◆ Records supplied ◆
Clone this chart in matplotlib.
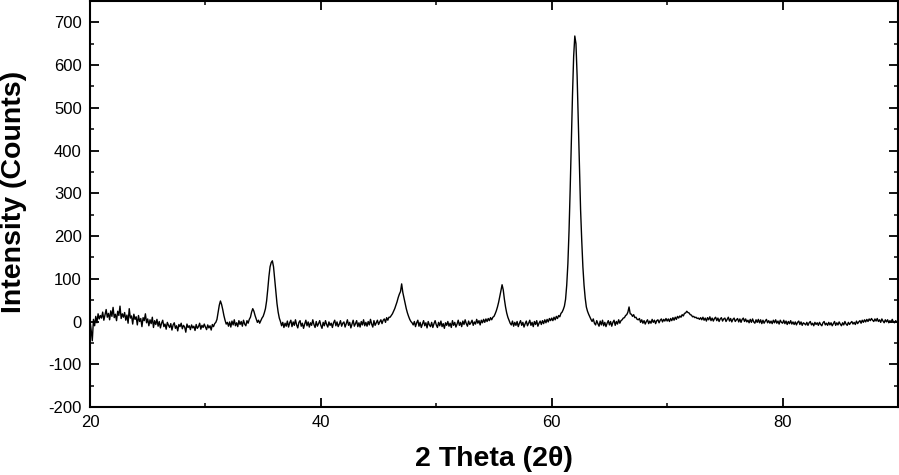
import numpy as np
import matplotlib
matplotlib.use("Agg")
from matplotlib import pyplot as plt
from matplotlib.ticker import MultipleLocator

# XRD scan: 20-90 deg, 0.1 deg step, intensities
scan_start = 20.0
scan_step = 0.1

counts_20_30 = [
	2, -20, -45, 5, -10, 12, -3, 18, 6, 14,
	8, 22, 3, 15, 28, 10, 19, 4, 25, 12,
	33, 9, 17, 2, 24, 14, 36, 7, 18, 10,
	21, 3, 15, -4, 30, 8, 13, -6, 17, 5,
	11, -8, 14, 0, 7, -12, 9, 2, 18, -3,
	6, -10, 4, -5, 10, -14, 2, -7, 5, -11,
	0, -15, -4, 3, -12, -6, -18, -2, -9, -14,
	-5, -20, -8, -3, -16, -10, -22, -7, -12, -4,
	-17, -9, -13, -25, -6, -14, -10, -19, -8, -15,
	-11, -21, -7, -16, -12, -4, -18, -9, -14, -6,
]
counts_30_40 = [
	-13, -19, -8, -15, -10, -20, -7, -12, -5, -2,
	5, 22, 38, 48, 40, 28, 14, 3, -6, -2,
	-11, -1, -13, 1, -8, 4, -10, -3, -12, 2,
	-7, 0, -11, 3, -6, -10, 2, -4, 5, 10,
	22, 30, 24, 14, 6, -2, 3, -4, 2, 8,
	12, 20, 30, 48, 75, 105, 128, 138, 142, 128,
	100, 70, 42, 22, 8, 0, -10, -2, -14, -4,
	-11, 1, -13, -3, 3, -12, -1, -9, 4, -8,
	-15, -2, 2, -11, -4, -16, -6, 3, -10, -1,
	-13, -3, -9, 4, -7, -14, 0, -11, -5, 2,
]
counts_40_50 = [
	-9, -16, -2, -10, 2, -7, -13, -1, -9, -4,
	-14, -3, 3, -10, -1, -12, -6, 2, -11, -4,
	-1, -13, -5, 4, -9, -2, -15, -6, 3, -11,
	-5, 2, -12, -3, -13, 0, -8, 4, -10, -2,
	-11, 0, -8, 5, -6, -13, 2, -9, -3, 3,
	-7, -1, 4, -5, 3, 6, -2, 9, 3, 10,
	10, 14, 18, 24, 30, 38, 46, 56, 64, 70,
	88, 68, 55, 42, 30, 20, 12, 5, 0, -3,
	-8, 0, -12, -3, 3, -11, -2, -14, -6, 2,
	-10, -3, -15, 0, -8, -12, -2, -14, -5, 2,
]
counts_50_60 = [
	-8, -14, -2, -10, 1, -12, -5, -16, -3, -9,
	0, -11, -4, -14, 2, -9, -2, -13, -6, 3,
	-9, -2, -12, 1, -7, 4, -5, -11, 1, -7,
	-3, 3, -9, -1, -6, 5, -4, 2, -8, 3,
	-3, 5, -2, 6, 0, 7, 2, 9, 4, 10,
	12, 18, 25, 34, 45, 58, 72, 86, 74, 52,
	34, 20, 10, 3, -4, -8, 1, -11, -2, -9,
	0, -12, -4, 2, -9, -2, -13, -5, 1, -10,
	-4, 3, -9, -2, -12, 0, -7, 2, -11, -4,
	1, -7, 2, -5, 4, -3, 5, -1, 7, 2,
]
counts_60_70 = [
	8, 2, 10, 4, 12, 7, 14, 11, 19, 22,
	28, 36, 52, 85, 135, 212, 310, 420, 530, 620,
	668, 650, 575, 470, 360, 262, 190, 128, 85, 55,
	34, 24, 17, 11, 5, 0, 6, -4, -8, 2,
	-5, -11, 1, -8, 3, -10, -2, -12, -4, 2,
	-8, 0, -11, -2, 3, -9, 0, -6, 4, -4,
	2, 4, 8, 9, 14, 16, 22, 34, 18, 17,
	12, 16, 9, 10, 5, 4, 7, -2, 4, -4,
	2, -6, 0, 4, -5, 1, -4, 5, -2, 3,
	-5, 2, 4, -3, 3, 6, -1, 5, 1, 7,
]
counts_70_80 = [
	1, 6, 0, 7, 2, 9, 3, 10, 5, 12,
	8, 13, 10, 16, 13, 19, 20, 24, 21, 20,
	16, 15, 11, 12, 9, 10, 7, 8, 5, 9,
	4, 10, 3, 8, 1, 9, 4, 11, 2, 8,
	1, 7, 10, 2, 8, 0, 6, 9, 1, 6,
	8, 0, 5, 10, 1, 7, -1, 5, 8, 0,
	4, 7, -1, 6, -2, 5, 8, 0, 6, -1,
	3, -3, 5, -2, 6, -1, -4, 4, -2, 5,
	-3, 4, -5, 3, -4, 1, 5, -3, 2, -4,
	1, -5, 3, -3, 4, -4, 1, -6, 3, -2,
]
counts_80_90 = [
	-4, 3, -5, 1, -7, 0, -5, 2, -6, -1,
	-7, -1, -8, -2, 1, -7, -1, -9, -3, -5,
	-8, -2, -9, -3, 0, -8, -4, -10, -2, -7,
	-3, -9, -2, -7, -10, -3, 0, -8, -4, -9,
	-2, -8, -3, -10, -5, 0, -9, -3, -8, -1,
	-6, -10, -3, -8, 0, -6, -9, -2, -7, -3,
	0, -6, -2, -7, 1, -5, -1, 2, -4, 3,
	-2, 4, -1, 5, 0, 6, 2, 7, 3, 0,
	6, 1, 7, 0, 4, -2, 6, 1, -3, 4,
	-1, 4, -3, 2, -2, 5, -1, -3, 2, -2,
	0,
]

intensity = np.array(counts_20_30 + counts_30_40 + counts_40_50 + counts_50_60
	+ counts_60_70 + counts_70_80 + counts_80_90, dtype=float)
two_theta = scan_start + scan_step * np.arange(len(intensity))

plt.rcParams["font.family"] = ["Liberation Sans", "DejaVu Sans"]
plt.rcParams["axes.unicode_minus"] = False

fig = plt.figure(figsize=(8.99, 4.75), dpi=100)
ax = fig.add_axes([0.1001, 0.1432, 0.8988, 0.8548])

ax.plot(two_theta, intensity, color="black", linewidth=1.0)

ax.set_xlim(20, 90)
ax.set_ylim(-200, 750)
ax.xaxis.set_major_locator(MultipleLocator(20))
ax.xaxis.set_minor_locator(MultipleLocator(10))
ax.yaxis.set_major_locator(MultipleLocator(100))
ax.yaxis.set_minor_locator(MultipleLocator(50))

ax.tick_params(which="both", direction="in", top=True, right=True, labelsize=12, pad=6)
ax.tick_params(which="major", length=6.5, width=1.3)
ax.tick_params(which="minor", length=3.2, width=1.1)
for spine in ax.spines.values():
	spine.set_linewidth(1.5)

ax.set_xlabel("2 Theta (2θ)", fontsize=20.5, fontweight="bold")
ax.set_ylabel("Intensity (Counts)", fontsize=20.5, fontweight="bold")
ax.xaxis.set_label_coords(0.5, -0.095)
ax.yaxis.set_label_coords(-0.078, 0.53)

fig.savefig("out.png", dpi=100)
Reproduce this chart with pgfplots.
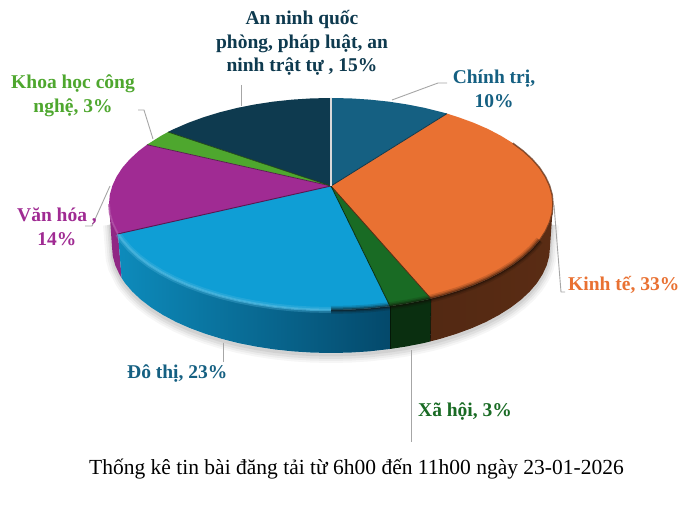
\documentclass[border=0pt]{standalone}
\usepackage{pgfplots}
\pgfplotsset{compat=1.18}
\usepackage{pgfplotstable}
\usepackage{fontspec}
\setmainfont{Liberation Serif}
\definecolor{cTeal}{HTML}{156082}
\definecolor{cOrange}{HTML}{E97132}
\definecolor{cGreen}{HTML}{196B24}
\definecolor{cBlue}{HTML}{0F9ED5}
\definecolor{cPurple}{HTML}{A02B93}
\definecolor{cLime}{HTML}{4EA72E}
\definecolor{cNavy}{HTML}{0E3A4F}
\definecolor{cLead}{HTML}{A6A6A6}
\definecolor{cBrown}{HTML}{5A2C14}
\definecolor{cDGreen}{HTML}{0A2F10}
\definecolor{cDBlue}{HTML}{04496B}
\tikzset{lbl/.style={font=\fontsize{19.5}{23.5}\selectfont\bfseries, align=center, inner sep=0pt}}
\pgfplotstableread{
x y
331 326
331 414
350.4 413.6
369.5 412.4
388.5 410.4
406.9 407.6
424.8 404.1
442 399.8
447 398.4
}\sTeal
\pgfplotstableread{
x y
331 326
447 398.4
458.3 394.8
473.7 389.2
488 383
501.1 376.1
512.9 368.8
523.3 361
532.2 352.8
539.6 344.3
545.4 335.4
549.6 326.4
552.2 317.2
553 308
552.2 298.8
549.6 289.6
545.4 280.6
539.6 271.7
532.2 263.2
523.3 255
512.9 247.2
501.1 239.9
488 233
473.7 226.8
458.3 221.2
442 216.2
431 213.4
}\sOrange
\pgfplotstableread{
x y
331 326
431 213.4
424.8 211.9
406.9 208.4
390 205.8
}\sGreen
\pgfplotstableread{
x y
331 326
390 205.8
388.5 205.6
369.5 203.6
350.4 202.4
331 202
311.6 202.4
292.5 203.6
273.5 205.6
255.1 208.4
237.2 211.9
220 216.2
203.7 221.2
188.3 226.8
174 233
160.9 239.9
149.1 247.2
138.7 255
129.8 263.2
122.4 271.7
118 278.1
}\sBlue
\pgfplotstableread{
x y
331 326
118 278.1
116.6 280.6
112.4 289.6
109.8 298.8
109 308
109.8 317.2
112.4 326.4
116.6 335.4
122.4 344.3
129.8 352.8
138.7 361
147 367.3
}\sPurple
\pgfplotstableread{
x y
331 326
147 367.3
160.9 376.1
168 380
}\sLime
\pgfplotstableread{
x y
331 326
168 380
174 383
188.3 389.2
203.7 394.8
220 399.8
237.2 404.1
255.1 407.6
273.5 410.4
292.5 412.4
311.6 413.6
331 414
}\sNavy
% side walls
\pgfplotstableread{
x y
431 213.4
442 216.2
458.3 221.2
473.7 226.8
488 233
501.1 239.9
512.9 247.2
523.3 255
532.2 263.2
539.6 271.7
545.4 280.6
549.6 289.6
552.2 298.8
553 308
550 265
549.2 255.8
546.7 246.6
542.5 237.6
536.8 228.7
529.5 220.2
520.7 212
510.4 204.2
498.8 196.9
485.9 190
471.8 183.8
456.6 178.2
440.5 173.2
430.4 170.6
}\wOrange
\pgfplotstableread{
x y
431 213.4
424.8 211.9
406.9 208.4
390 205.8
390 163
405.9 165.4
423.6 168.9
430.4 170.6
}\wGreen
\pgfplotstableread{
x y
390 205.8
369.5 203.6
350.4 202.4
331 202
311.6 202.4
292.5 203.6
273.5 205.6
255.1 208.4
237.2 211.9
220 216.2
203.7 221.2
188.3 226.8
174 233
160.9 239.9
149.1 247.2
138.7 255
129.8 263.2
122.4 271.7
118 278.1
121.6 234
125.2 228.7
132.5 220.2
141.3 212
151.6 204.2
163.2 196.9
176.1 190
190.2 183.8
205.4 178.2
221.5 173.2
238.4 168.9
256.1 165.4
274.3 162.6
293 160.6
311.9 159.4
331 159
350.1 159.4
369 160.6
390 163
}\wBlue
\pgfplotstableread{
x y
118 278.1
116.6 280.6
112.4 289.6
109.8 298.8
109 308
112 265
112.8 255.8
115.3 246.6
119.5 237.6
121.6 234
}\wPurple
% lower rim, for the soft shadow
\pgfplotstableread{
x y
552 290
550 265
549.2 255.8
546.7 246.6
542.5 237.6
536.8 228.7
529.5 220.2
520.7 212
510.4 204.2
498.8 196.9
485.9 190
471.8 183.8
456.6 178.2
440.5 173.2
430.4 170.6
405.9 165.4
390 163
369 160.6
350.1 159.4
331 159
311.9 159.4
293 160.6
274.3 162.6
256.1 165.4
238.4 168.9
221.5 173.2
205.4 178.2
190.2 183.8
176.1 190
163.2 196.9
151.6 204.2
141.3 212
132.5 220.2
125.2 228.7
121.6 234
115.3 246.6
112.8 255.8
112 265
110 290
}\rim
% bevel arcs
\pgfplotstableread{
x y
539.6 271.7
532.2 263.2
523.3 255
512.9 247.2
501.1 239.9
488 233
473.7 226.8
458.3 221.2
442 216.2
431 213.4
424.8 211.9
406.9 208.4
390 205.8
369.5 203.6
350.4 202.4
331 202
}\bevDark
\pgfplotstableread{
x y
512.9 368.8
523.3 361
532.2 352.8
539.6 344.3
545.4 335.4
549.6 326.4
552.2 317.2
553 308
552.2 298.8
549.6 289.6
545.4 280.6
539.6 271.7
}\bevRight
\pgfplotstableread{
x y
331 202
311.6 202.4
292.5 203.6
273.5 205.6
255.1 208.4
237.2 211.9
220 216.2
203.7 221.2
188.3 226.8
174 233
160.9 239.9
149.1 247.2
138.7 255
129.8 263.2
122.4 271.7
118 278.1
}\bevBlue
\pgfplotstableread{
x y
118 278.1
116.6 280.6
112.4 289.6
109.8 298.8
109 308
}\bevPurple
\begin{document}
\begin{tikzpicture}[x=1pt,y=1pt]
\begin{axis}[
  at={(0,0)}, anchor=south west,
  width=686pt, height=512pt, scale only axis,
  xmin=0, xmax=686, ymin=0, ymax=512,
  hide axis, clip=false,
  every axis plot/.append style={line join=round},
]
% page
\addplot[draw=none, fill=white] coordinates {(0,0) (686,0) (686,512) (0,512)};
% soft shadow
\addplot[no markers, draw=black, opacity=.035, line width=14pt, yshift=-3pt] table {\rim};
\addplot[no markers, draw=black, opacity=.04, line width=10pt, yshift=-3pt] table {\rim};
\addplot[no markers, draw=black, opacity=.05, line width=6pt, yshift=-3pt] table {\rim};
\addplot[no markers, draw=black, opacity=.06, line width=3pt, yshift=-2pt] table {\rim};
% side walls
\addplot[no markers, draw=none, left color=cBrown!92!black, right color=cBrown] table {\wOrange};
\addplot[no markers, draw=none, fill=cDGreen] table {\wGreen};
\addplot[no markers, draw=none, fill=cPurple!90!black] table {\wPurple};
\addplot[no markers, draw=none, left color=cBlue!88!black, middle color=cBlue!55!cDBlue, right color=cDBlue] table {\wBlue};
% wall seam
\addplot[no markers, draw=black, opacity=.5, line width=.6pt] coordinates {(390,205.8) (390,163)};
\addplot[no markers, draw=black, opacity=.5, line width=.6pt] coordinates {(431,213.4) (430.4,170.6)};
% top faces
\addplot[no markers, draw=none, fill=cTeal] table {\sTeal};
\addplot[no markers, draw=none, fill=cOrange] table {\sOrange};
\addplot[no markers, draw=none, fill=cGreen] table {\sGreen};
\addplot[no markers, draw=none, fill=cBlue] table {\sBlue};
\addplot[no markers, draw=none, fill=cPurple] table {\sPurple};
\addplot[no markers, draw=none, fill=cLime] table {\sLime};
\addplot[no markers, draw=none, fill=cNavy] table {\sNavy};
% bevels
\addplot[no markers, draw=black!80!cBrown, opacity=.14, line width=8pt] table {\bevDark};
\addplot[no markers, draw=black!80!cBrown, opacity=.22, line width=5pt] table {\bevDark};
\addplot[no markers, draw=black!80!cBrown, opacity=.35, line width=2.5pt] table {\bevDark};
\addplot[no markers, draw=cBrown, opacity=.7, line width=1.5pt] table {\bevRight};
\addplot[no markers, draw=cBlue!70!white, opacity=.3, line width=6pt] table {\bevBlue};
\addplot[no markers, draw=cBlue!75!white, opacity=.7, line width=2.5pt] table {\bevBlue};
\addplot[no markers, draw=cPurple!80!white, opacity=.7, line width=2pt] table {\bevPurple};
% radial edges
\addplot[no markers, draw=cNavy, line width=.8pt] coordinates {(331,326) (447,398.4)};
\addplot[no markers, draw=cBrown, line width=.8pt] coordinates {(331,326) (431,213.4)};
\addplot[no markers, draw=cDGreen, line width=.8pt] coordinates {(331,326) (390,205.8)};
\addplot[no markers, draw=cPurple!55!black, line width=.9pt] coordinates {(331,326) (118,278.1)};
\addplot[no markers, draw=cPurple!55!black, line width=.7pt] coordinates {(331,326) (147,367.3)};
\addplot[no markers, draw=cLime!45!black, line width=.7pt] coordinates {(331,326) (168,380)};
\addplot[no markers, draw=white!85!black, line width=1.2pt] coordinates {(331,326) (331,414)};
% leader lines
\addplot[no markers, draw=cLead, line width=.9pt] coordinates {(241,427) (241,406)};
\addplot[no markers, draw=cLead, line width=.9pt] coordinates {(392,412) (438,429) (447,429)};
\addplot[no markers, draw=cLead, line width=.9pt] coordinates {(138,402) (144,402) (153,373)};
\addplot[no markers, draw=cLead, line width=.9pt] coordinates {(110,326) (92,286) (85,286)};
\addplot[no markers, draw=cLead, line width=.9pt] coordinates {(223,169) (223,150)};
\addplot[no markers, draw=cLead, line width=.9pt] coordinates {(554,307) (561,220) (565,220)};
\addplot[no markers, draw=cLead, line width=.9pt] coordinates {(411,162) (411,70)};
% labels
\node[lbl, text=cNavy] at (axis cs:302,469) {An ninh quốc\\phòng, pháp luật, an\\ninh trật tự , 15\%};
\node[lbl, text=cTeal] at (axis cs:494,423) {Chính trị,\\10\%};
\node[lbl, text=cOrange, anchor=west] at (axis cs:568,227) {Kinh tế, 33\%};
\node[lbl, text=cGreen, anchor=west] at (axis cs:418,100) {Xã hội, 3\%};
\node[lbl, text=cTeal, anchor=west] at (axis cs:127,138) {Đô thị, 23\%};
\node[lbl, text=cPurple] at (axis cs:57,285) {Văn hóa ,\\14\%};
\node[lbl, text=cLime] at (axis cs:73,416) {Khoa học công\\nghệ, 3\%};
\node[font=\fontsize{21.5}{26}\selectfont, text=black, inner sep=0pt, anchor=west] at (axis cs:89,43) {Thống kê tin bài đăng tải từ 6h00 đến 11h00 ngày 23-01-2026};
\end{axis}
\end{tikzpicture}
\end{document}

◆ Aim of the exercise ◆
Copy exactly the lines from the first line of the records above through the line with "scan_step = 0.1", both included, and nothing else. Pictures stay out.

◆ Answer to this problem ◆
Clone this chart in matplotlib.
import numpy as np
import matplotlib
matplotlib.use("Agg")
from matplotlib import pyplot as plt
from matplotlib.ticker import MultipleLocator

# XRD scan: 20-90 deg, 0.1 deg step, intensities
scan_start = 20.0
scan_step = 0.1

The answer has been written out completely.